- Place one of the refrigerated pie crusts into a 9 in pan. Trim the edges of the pastry to fit the pan if necessary. Place back into the fridge.
- In a medium bowl combined sugar, cornstarch, salt and cherries. Mix well.
- Add in vanilla extract and lemon juice to the bowl and combine.
- Set aside the cherry filling for a few minutes and cut the butter into mini cubes.
- Grab the pie pan from the fridge and spread cherry filling in an even layer onto the pie crust and dot with butter on top.
- Preheat the oven to 425 degrees Fahrenheit.
- Grab the second refrigerated pie crust and roll it out onto a lightly floured surface.
- Grab a pizza cutter and cut the dough into even strips, about 1/2 inch wide.
- Lay 5 of the strips across the top of the cherry filling in the pan, parallel to one another.
- Fold back every other strip and place a long strip in the center, perpendicular to the others.
- Unfold the folded strips, and fold back the other strips that were not folded back before.
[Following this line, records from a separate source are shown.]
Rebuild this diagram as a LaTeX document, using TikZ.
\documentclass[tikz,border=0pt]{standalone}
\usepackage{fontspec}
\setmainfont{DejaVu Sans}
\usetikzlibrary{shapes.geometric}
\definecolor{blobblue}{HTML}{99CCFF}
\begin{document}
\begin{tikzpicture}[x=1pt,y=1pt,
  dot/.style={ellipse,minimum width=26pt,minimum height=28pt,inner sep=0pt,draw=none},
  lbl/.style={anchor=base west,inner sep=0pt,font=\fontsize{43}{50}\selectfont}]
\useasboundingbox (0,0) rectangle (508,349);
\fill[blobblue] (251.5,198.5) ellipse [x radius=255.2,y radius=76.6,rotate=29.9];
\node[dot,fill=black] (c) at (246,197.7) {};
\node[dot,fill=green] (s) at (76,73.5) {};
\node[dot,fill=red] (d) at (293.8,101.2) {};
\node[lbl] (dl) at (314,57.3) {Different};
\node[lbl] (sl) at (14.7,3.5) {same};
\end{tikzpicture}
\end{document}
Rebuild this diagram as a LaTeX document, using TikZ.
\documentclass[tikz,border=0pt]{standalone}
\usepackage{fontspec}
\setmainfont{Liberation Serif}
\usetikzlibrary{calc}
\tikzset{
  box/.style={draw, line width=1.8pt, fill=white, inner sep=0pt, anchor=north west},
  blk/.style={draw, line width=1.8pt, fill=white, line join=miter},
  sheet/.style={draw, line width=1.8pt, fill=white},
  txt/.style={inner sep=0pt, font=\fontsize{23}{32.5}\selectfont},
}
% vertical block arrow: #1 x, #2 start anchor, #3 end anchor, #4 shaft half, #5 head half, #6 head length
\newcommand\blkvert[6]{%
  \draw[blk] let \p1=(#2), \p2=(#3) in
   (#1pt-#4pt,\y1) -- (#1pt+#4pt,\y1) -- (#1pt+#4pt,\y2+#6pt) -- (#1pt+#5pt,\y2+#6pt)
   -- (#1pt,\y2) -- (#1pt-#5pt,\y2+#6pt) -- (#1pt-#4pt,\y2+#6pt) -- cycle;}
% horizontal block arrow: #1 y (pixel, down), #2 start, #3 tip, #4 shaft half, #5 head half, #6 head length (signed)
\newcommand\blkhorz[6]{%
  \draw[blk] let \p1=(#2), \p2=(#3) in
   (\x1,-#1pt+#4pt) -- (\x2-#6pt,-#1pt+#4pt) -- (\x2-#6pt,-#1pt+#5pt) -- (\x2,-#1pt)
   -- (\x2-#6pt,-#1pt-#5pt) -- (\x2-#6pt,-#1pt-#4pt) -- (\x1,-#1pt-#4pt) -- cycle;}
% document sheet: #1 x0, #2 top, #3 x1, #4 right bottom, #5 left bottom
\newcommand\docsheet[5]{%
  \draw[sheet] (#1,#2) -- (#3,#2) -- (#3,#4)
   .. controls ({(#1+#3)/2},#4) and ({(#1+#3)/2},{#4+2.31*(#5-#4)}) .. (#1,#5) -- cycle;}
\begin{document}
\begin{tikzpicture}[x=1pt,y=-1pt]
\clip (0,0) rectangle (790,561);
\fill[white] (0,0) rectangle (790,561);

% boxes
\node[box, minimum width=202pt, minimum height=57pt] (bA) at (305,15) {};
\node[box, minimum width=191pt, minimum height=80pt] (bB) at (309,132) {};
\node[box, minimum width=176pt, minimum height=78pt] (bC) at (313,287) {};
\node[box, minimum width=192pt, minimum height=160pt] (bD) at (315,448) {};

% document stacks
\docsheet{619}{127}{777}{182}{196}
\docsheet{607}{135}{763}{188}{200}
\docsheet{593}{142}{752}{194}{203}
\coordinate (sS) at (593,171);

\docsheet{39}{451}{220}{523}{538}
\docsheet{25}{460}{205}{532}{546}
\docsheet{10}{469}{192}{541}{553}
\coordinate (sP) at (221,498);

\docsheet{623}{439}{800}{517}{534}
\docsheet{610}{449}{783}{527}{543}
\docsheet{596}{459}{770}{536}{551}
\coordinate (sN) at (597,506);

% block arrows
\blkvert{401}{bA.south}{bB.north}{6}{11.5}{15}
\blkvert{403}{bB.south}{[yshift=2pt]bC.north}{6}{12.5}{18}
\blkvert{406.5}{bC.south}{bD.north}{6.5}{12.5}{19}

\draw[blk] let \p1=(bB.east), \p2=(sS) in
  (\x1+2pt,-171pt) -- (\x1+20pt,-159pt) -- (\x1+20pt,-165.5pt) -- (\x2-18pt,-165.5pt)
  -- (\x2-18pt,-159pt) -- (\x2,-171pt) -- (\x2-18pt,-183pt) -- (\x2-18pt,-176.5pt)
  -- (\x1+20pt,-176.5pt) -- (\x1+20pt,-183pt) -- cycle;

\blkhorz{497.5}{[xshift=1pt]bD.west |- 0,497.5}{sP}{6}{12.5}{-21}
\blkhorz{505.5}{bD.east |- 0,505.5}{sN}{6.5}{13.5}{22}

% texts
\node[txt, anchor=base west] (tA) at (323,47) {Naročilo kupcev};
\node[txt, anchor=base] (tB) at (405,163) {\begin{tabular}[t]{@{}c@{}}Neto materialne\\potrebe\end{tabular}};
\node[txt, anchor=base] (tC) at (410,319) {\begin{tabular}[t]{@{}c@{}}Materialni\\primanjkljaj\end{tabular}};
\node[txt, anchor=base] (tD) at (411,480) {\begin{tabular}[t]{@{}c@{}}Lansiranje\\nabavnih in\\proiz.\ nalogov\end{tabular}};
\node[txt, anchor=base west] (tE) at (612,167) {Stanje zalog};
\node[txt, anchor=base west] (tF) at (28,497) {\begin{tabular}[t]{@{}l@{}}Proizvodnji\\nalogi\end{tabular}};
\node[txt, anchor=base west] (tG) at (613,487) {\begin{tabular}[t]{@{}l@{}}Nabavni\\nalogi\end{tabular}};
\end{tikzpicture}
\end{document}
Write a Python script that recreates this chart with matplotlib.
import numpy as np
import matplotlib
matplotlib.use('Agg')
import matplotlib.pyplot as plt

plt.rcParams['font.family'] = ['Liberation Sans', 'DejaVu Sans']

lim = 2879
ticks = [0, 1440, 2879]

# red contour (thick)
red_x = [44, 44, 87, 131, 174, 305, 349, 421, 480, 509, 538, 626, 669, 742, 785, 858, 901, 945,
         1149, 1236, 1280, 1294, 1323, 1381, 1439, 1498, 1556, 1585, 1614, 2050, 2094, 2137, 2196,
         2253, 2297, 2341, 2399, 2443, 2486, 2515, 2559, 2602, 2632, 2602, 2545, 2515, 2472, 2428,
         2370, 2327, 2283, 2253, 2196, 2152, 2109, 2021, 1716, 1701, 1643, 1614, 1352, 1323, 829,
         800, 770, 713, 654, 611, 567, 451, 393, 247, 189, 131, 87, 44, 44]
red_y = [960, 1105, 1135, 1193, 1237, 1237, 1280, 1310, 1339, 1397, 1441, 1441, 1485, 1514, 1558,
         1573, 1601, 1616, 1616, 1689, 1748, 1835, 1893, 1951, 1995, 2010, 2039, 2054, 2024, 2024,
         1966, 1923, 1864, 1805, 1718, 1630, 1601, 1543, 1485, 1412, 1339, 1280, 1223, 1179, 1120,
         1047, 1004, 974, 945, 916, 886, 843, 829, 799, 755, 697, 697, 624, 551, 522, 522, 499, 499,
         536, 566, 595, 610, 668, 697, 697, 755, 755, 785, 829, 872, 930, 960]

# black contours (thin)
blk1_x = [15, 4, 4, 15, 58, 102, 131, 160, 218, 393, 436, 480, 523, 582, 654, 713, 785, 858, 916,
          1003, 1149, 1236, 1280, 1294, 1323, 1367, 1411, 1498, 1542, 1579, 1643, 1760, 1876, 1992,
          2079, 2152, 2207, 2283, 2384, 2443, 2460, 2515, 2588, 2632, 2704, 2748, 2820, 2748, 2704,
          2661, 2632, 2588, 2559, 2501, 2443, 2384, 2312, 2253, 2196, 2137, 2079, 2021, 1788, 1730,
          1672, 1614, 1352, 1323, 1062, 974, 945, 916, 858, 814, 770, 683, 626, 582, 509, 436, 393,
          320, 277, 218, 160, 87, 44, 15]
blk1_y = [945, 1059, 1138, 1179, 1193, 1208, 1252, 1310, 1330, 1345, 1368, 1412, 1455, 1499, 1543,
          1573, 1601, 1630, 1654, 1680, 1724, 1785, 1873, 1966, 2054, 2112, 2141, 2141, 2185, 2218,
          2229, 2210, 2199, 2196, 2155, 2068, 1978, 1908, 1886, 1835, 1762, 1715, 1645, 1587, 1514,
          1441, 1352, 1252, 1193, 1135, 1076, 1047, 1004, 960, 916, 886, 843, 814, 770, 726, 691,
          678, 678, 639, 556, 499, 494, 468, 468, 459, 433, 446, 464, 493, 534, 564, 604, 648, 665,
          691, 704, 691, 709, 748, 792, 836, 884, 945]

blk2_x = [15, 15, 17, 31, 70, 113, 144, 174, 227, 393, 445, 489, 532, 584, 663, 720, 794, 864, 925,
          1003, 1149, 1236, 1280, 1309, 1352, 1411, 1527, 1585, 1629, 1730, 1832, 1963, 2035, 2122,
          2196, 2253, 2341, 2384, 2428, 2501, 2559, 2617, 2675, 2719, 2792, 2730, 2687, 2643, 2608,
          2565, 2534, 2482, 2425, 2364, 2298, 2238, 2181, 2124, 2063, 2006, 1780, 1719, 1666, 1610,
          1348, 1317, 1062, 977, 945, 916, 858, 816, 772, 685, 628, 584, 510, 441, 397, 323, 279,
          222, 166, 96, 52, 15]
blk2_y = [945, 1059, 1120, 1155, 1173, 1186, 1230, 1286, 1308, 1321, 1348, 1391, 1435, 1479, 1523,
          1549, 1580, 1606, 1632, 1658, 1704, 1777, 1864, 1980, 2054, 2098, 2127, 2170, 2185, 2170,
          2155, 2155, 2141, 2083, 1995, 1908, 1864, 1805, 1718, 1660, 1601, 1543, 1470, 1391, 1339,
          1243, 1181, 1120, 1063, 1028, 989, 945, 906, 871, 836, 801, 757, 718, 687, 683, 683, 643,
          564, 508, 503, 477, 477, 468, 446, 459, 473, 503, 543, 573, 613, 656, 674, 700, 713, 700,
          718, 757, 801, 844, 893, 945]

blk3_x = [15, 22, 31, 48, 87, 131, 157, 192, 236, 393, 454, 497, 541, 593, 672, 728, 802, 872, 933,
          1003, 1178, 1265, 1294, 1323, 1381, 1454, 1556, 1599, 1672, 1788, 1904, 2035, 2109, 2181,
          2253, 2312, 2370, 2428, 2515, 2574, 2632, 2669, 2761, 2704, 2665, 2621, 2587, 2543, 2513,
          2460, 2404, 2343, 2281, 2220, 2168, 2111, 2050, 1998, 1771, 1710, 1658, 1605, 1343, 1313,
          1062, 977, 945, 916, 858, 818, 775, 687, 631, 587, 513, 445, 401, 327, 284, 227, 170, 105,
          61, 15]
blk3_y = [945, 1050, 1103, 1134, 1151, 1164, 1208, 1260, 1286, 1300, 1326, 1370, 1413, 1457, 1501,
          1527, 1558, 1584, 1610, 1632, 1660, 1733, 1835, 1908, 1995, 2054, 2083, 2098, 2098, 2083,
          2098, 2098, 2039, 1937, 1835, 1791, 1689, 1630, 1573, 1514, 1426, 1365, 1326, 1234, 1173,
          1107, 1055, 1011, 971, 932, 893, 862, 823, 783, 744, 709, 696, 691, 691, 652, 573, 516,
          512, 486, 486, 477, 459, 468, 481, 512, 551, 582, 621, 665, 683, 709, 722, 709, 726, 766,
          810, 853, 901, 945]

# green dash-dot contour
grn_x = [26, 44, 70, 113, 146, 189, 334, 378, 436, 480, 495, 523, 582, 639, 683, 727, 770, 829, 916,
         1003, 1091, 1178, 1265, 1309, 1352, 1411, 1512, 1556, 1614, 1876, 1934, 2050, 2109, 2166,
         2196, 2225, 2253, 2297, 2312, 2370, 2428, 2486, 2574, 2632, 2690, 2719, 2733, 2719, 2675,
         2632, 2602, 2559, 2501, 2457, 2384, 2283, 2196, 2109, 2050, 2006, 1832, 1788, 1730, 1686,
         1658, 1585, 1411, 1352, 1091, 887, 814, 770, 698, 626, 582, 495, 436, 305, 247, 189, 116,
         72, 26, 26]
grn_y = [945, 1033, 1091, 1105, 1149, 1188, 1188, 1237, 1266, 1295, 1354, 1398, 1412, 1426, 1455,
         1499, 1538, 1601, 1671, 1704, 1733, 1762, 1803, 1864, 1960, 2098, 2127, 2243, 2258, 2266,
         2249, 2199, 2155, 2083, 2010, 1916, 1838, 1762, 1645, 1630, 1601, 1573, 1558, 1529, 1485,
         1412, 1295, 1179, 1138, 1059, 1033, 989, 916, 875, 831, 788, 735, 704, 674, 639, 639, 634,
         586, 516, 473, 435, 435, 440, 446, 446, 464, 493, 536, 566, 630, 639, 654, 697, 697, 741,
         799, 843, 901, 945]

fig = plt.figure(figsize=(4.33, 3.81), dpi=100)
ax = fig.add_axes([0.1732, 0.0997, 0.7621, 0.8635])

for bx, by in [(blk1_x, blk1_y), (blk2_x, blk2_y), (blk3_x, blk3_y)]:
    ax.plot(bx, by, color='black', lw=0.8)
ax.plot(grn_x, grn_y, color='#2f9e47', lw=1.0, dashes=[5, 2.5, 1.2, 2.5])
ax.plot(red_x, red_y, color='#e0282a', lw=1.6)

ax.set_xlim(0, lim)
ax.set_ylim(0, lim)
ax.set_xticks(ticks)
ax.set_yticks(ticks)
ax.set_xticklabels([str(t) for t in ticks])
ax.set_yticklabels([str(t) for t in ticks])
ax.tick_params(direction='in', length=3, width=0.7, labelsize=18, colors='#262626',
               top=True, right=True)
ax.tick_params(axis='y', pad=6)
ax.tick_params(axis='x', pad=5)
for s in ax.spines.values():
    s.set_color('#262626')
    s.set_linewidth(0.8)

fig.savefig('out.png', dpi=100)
- Place yet another long strip perpendicular to the other strips, next to the one in the center.
- Repeat steps 9-12 until entire pie is latticed and covered with pie crust strips.
- Trim any excess dough around the edges and crimp using your fingers.
- Place the pie in the oven for 15 minutes.
- After 15 minutes, reduce heat to 375 degrees Fahrenheit and continue baking until crust is golden brown, roughly 30 more minutes. Place foil over the edges if they get too brown.
- Allow pie to cool for at least a few hours before serving.